Data extracted from a collection:
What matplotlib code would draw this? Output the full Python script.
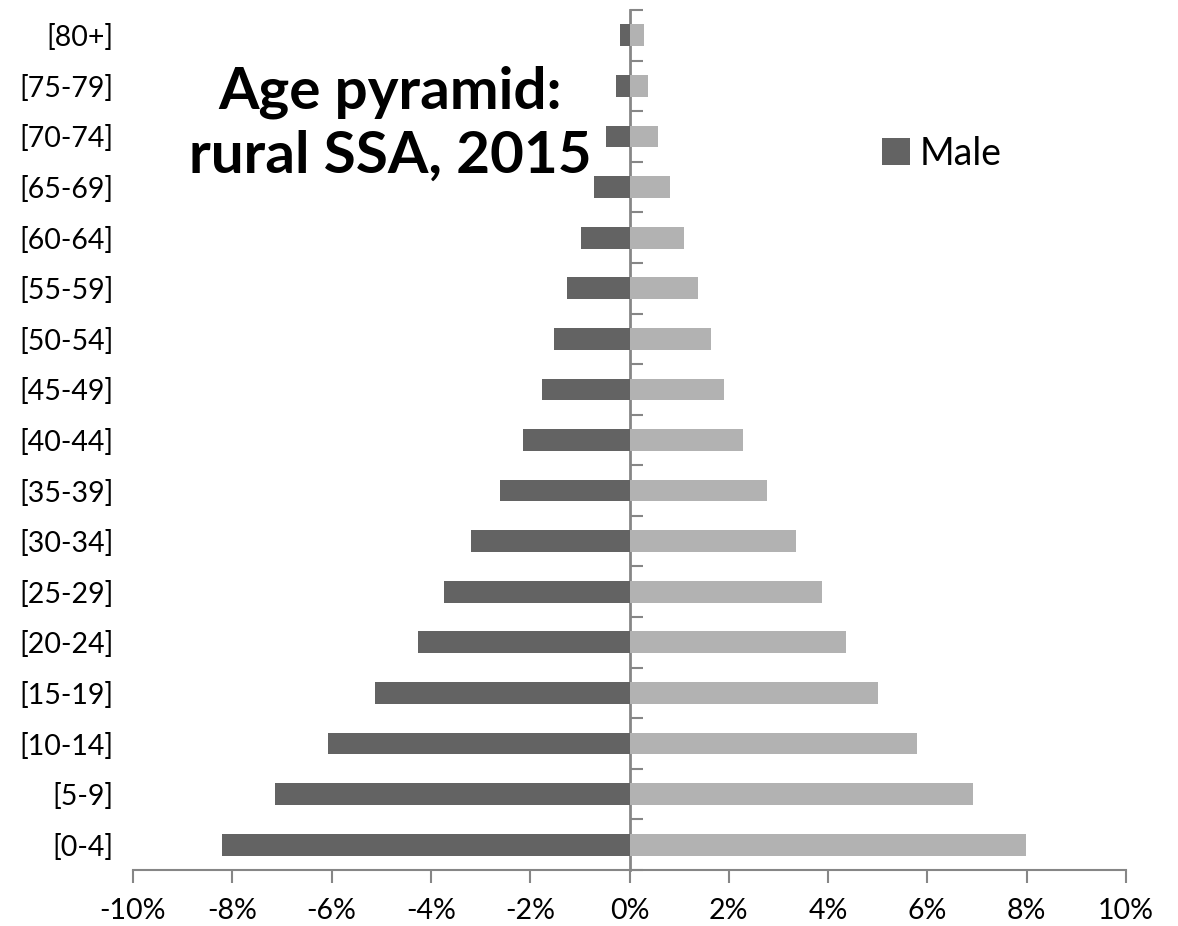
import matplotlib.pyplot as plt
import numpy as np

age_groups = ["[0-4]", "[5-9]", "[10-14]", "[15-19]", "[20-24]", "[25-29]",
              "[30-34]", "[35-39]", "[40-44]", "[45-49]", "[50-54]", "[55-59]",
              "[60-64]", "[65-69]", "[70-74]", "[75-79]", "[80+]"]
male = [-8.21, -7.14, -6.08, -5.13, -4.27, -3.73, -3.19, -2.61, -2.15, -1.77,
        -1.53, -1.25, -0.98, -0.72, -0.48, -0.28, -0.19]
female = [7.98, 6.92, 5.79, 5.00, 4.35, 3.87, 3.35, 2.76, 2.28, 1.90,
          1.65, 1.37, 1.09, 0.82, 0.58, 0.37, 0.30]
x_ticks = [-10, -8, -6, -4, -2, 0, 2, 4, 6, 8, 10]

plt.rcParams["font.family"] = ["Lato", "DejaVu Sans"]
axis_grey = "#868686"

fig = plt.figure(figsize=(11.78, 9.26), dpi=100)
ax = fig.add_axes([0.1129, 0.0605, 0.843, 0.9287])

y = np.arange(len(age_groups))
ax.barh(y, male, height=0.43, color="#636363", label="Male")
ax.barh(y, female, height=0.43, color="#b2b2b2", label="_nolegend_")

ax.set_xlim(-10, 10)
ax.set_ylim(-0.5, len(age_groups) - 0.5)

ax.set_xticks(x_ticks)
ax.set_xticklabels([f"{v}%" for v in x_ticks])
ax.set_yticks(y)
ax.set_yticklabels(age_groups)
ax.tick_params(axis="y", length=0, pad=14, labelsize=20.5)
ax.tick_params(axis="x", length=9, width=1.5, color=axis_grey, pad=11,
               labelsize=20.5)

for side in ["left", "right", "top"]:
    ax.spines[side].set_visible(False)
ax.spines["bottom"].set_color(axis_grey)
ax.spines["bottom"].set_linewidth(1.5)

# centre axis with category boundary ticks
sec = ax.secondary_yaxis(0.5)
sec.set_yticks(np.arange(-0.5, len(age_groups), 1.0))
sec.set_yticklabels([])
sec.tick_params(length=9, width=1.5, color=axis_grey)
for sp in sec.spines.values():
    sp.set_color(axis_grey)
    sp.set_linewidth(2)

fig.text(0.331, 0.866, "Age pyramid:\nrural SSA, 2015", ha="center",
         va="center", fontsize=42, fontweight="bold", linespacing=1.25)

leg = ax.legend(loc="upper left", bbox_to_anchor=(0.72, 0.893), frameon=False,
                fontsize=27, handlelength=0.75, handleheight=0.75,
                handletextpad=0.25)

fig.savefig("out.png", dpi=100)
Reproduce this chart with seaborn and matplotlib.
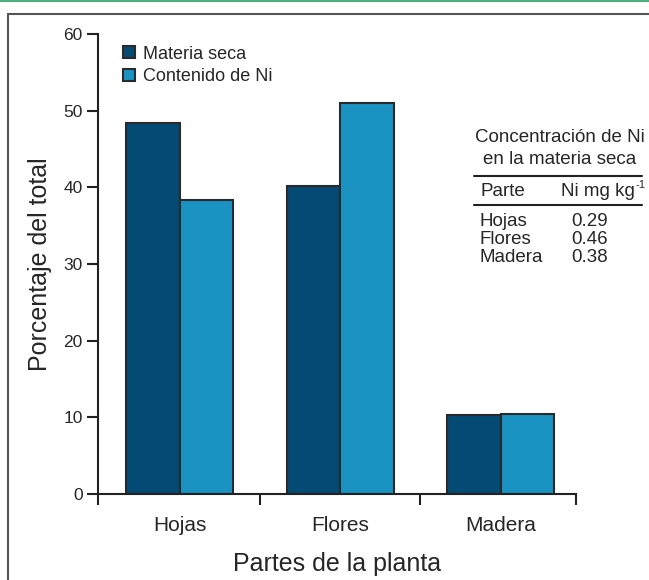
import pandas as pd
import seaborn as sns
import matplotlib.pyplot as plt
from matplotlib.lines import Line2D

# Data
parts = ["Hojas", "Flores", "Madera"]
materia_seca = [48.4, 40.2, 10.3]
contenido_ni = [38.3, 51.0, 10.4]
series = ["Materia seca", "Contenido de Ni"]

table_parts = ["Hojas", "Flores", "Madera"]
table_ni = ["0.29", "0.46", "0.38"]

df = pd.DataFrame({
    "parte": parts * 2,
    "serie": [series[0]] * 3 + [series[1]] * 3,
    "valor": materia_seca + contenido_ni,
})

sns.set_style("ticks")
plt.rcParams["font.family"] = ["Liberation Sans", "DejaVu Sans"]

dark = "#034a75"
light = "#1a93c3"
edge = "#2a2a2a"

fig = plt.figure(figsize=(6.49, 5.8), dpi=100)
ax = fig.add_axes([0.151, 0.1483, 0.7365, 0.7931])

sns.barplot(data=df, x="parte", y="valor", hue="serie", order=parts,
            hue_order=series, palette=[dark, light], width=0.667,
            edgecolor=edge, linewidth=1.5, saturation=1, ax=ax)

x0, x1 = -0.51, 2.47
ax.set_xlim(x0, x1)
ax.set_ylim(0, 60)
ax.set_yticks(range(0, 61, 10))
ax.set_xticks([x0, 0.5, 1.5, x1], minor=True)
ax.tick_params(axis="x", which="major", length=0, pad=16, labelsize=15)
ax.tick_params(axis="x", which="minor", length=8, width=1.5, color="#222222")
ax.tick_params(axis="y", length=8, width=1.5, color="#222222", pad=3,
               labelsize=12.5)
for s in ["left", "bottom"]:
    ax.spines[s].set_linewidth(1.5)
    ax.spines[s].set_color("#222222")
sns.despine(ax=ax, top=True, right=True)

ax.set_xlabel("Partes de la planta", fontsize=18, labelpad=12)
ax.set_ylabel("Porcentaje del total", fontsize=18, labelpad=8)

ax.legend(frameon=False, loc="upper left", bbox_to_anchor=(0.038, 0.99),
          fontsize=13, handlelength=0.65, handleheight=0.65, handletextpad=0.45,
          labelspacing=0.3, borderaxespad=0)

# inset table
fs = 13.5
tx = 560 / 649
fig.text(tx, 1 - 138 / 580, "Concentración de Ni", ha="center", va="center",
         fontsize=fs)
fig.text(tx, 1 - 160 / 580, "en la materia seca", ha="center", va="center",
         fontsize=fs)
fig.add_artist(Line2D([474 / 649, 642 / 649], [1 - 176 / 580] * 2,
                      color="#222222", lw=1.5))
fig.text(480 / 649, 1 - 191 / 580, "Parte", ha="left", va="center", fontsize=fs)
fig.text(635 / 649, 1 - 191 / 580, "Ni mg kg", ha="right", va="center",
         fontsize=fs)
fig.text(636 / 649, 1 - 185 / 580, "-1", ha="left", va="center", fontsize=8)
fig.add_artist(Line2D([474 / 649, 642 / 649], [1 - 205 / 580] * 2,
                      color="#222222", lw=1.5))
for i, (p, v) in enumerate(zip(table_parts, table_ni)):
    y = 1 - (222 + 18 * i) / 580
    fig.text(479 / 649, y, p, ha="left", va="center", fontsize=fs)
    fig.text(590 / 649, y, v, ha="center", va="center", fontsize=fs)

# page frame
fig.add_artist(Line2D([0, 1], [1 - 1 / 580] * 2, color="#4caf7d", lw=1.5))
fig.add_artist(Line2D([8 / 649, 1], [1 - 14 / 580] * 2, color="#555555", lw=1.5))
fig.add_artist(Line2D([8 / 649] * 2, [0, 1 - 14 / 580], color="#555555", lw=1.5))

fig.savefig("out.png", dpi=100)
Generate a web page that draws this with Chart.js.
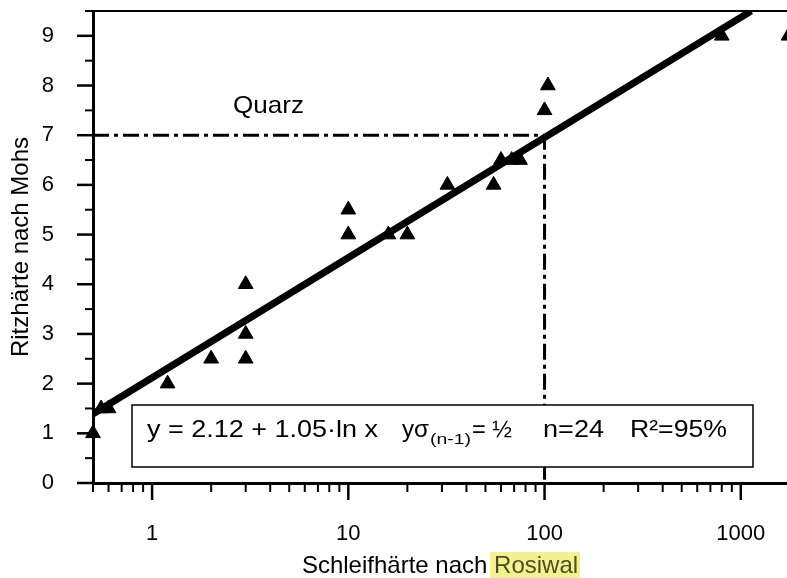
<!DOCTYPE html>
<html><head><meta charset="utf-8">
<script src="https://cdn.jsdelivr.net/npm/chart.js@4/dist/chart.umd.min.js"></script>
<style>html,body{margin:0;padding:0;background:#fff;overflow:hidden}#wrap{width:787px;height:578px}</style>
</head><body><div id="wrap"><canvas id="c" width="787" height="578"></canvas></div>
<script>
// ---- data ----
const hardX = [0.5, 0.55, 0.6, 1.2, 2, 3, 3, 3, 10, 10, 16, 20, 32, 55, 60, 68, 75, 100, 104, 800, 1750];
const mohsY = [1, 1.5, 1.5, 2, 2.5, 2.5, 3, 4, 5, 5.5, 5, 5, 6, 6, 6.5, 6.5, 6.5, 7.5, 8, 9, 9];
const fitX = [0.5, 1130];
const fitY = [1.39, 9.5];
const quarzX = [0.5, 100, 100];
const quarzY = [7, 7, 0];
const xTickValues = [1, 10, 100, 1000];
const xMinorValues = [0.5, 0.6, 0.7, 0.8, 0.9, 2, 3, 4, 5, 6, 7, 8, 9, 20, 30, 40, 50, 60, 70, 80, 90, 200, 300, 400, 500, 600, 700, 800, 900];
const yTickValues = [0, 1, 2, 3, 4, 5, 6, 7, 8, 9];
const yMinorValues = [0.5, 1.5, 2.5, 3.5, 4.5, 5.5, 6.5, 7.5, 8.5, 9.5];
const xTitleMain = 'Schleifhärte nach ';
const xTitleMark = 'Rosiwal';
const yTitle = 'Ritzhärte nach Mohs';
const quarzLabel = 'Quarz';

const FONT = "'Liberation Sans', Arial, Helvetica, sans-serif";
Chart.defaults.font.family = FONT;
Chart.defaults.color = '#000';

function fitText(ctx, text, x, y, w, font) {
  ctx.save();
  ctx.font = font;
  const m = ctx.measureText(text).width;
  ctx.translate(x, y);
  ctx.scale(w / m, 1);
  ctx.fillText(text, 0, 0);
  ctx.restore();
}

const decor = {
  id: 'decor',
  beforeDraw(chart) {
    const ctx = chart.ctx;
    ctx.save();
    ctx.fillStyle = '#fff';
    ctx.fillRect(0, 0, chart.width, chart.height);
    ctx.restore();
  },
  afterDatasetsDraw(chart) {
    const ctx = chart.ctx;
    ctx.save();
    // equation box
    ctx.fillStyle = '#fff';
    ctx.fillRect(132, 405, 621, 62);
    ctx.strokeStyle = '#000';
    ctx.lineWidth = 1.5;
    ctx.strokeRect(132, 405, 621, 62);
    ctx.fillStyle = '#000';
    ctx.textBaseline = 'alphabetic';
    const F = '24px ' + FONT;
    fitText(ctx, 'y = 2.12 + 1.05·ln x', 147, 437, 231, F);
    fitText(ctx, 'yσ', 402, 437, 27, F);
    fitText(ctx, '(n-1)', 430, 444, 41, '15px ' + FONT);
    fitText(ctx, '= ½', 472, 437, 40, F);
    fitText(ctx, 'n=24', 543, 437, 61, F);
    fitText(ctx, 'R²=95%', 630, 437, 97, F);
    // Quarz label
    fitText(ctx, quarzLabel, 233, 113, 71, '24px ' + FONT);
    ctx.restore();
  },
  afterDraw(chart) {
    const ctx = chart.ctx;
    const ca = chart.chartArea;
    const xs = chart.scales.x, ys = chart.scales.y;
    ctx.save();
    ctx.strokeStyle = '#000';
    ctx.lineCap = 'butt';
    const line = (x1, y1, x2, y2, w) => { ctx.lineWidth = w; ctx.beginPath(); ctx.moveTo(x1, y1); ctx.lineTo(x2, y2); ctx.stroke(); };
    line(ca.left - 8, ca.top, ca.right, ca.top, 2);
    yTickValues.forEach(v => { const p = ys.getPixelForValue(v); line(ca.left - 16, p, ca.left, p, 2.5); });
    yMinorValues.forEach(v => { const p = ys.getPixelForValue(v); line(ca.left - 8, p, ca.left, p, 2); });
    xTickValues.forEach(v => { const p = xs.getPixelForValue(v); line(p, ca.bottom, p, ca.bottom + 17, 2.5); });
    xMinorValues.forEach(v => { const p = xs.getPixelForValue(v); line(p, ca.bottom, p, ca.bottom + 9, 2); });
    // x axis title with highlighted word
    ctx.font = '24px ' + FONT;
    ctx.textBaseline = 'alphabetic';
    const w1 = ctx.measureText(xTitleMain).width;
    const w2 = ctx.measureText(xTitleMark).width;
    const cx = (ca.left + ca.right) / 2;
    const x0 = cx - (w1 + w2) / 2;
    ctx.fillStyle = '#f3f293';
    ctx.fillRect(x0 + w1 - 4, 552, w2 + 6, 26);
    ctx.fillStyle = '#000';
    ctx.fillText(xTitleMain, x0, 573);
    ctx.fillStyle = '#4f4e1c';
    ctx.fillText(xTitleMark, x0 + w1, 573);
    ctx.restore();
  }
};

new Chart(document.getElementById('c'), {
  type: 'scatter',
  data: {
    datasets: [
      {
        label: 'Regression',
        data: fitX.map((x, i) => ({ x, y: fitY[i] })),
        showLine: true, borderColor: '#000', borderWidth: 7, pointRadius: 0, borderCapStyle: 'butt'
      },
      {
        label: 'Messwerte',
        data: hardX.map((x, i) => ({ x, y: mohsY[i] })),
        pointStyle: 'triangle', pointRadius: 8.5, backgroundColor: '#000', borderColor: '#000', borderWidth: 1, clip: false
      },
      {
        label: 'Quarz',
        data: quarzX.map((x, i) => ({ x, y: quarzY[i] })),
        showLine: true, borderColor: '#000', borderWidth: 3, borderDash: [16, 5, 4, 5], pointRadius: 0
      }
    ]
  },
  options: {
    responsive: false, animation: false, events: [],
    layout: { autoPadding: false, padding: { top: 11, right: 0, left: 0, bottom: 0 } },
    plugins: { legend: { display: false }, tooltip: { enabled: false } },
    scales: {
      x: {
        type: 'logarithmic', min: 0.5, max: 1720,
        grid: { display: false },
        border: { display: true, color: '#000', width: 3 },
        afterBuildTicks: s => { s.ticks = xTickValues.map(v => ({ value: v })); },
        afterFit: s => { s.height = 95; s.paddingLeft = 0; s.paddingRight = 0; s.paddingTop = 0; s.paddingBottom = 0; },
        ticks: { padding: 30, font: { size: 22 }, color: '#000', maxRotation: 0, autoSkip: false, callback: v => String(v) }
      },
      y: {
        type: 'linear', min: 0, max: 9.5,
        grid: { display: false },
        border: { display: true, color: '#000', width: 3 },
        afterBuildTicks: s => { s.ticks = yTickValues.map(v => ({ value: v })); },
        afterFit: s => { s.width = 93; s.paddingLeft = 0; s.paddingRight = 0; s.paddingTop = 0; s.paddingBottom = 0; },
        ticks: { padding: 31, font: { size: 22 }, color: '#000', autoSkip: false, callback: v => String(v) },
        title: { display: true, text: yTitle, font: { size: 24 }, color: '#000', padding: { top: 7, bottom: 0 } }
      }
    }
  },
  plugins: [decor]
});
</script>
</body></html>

● **Requirement**
Exactly as written, repeat the lines from the beginning of the entries up to and including the line with "import numpy as np", but not the pictures.

● **Full answer**
What matplotlib code would draw this? Output the full Python script.
import matplotlib.pyplot as plt
import numpy as np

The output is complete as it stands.